I agree with your statement but there is a big caveat.

Both weather and climate are bounded – not by a hard limit “it can’t get hotter than x” but by a probability density function that resembles a top hat with rounded edges and a tail to infinity – or nearest real-life equivalent.

The models for weather and climate can never be exact in detail but – subject to their almost certainly flawed physics models – do have the same bounded characteristic.

The big argument is whether the models are sufficiently physically accurate – my opinion is no – but then again I have no standing in this matter.

37. I should perhaps clarify my previous comment.

With weather the issue is short-term. Will it rain or not? How hot will it be? There on the one hand is a mass of historical statistics and on the other Computational Fluid Dynamics. The models take the observed state and project to the future (days) what will happen. In general terms they get it right. In summer you wouldn’t expect snow (unless you live in Calgary 🙂 ). This is a bounded result.
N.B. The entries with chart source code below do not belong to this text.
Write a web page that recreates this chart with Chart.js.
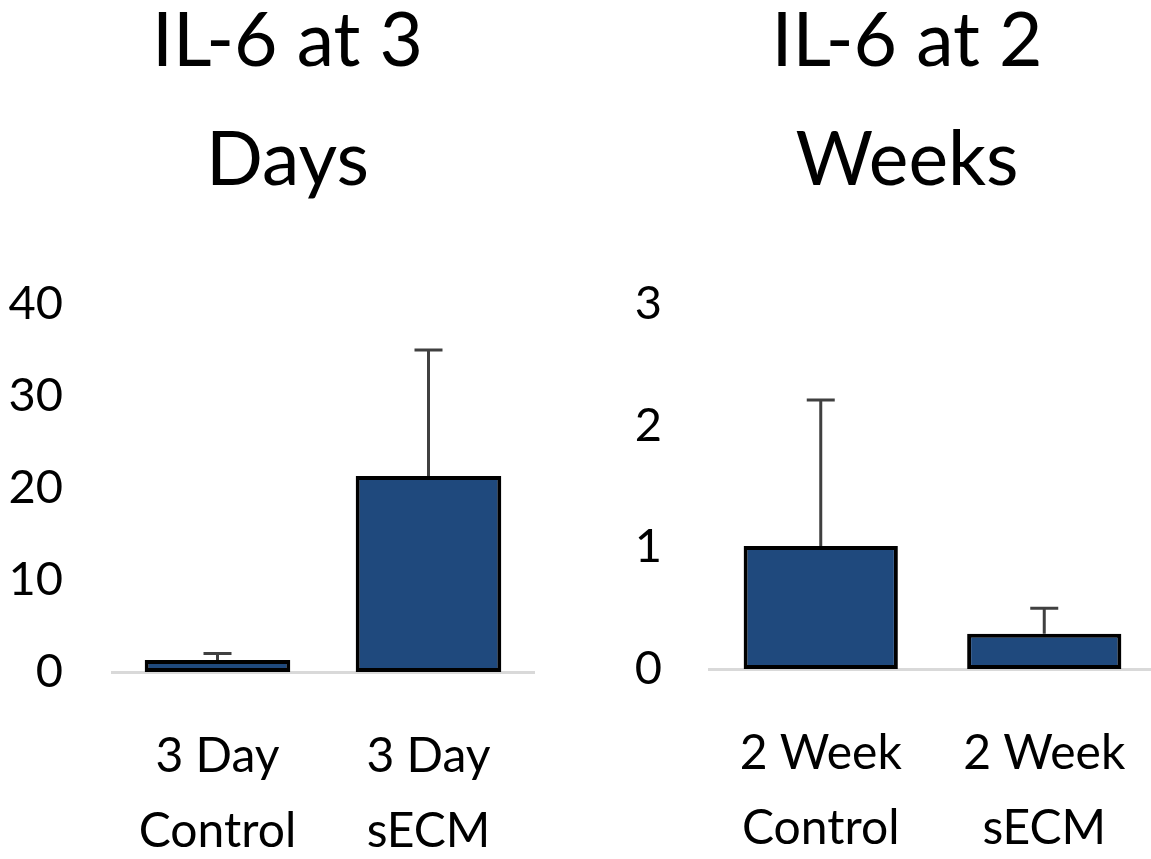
<!DOCTYPE html>
<html>
<head>
<meta charset="utf-8">
<script src="https://cdn.jsdelivr.net/npm/chart.js@4/dist/chart.umd.min.js"></script>
<style>
  html, body { margin: 0; padding: 0; background: #fff; overflow: hidden; }
  body { width: 1151px; height: 859px; position: relative; }
  .box { position: absolute; top: 0; height: 859px; }
  #left { left: 0; width: 575px; }
  #right { left: 575px; width: 664px; }
</style>
</head>
<body>
<div class="box" id="left"><canvas id="chart-3day"></canvas></div>
<div class="box" id="right"><canvas id="chart-2week"></canvas></div>
<script>
// 3 days panel
const dayLabels = [['3 Day', 'Control'], ['3 Day', 'sECM']];
const dayValues = [1.3, 21.3];
const dayErrors = [0.7, 13.7];
const dayTicks = [0, 10, 20, 30, 40];

// 2 weeks panel
const weekLabels = [['2 Week', 'Control'], ['2 Week', 'sECM']];
const weekValues = [1.01, 0.29];
const weekErrors = [1.2, 0.21];
const weekTicks = [0, 1, 2, 3];

const FONT = 'Lato';
const barColor = '#1f497d';

// only the upper half of the error bar shows above each bar
const errorBars = {
    id: 'errorBars',
    afterDatasetsDraw(chart, args, opts) {
        const ctx = chart.ctx;
        const meta = chart.getDatasetMeta(0);
        const yScale = chart.scales.y;
        ctx.save();
        ctx.strokeStyle = '#404040';
        ctx.lineWidth = 3;
        meta.data.forEach((bar, i) => {
            const v = chart.data.datasets[0].data[i];
            const top = yScale.getPixelForValue(v + opts.errors[i]);
            const base = yScale.getPixelForValue(v);
            ctx.beginPath();
            ctx.moveTo(bar.x, base);
            ctx.lineTo(bar.x, top);
            ctx.moveTo(bar.x - 14, top);
            ctx.lineTo(bar.x + 14, top);
            ctx.stroke();
        });
        ctx.restore();
    }
};

function makeChart(canvas, cfg) {
    return new Chart(canvas.getContext('2d'), {
        type: 'bar',
        data: {
            labels: cfg.labels,
            datasets: [{
                data: cfg.values,
                backgroundColor: barColor,
                borderColor: '#000000',
                borderWidth: 4,
                borderSkipped: false,
                barPercentage: 0.69,
                categoryPercentage: 1.0
            }]
        },
        options: {
            responsive: true,
            maintainAspectRatio: false,
            animation: false,
            layout: { padding: 0 },
            plugins: {
                legend: { display: false },
                tooltip: { enabled: false },
                title: {
                    display: true,
                    text: cfg.title,
                    color: '#000000',
                    font: { family: FONT, size: 75, weight: 'normal', lineHeight: '119px' },
                    padding: { top: -18, bottom: 84 }
                },
                errorBars: { errors: cfg.errors }
            },
            scales: {
                x: {
                    grid: { display: false, drawTicks: false },
                    border: { display: true, color: '#d9d9d9', width: 3 },
                    ticks: {
                        color: '#000000',
                        font: { family: FONT, size: 48, lineHeight: '75px' },
                        padding: 47,
                        maxRotation: 0,
                        autoSkip: false
                    },
                    afterFit(scale) { scale.height = cfg.xHeight; }
                },
                y: {
                    min: 0,
                    max: cfg.ticks[cfg.ticks.length - 1],
                    grid: { display: false, drawTicks: false },
                    border: { display: false },
                    afterBuildTicks(scale) { scale.ticks = cfg.ticks.map(v => ({ value: v })); },
                    ticks: {
                        color: '#000000',
                        font: { family: FONT, size: 47 },
                        padding: cfg.yPad
                    },
                    afterFit(scale) { scale.width = cfg.yWidth; }
                },
                // empty axis on the right, only keeps space so the title centres like the original
                spacer: {
                    type: 'linear',
                    position: 'right',
                    grid: { display: false, drawTicks: false },
                    border: { display: false },
                    ticks: { display: false },
                    afterFit(scale) { scale.width = cfg.rightGap; }
                }
            }
        },
        plugins: [errorBars]
    });
}

makeChart(document.querySelector('#chart-3day'), {
    labels: dayLabels, values: dayValues, errors: dayErrors, ticks: dayTicks,
    title: ['IL-6 at 3', 'Days'],
    yWidth: 112, yPad: 49, xHeight: 187, rightGap: 41
});

makeChart(document.querySelector('#chart-2week'), {
    labels: weekLabels, values: weekValues, errors: weekErrors, ticks: weekTicks,
    title: ['IL-6 at 2', 'Weeks'],
    yWidth: 134, yPad: 47, xHeight: 190, rightGap: 83
});
</script>
</body>
</html>
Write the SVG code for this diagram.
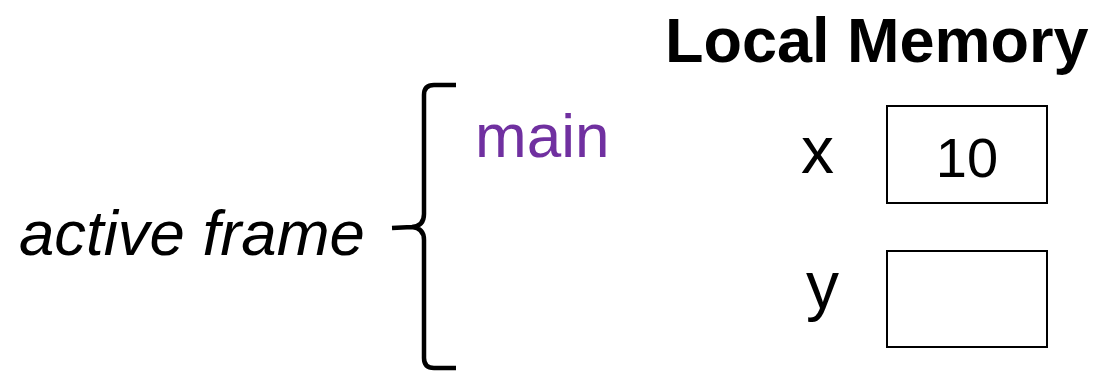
<svg xmlns="http://www.w3.org/2000/svg" width="1096" height="374" viewBox="0 0 1096 374">
<style>
text{font-family:"Liberation Sans",Arial,sans-serif;fill:#000}
.box{fill:#fff;stroke:#000;stroke-width:2}
.brace{fill:none;stroke:#000;stroke-width:4.5;stroke-linecap:butt;stroke-linejoin:round}
</style>
<rect width="1096" height="374" fill="#fff"/>
<g id="title"><text x="665" y="62" font-size="63" font-weight="bold">Local Memory</text></g>
<g id="active-frame"><text x="19" y="255" font-size="63.5" font-style="italic">active frame</text></g>
<g id="brace"><path class="brace" d="M456,85 L434,85 Q424,85 424,95 L424,214 Q424,226 412,227 L392,228 M412,227 Q424,228 424,240 L424,358 Q424,368 434,368 L456,368"/></g>
<g id="main"><text x="475" y="157" font-size="62" fill="#7030A0" style="fill:#7030A0">main</text></g>
<g id="var-x"><text x="801" y="173" font-size="66">x</text><rect class="box" x="887" y="106" width="160" height="97"/><text x="967" y="177" font-size="56" text-anchor="middle">10</text></g>
<g id="var-y"><text x="806" y="308" font-size="66">y</text><rect class="box" x="887" y="251" width="160" height="96"/></g>
<g id="connectors"></g>
</svg>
With climate models they are modeling long term physical effects. Agreed they are using historical data to calibrate their models and agreed in statistical terms that sucks. (I also worked as an economics modeler). The difference is they are using some physics to determine their model. The result is a valid forecast using their model – at least in terms of average values and variances. The problem with climate models is whether they are a true model of physical processes. As you pointed out there are a lot of processes that may be poorly modeled – clouds, but more importantly aerosols.

The fact the systems are chaotic is accepted. The real issue is the accuracy of the models and the resultant bounding probability density functions.

38. Willis Eschenbach:

Thanks for commenting.

1. I note that, accidentally or on purpose, you have not mentioned clouds.. what is your explanation of how they all get something like the “right” results using the wrong clouds?

Some of the model results are reasonable, some of them are poor. I’m surprised by how poor models are for OLR values geographically. I’m surprised at how poor they are for reflected SW radiation – e.g., “Cici has some large errors, for example, North Africa, Pacific Ocean and the Western Indian Ocean where the model error seems to be up to half of the actual value.” Perhaps some of this is clouds.

“Accidentally or on purpose”?? The approach we take on this blog is to assume good motives, not bad ones. That especially goes for the writer.

By the way, the link you gave didn’t work for me.

Why didn’t I dive into clouds?

I think it’s a big subject. You can’t give a good summary of a massive subject like climate models to a diverse audience in one soundbite. The CO2 series is seven parts (so far). Who knows how many parts climate models will be.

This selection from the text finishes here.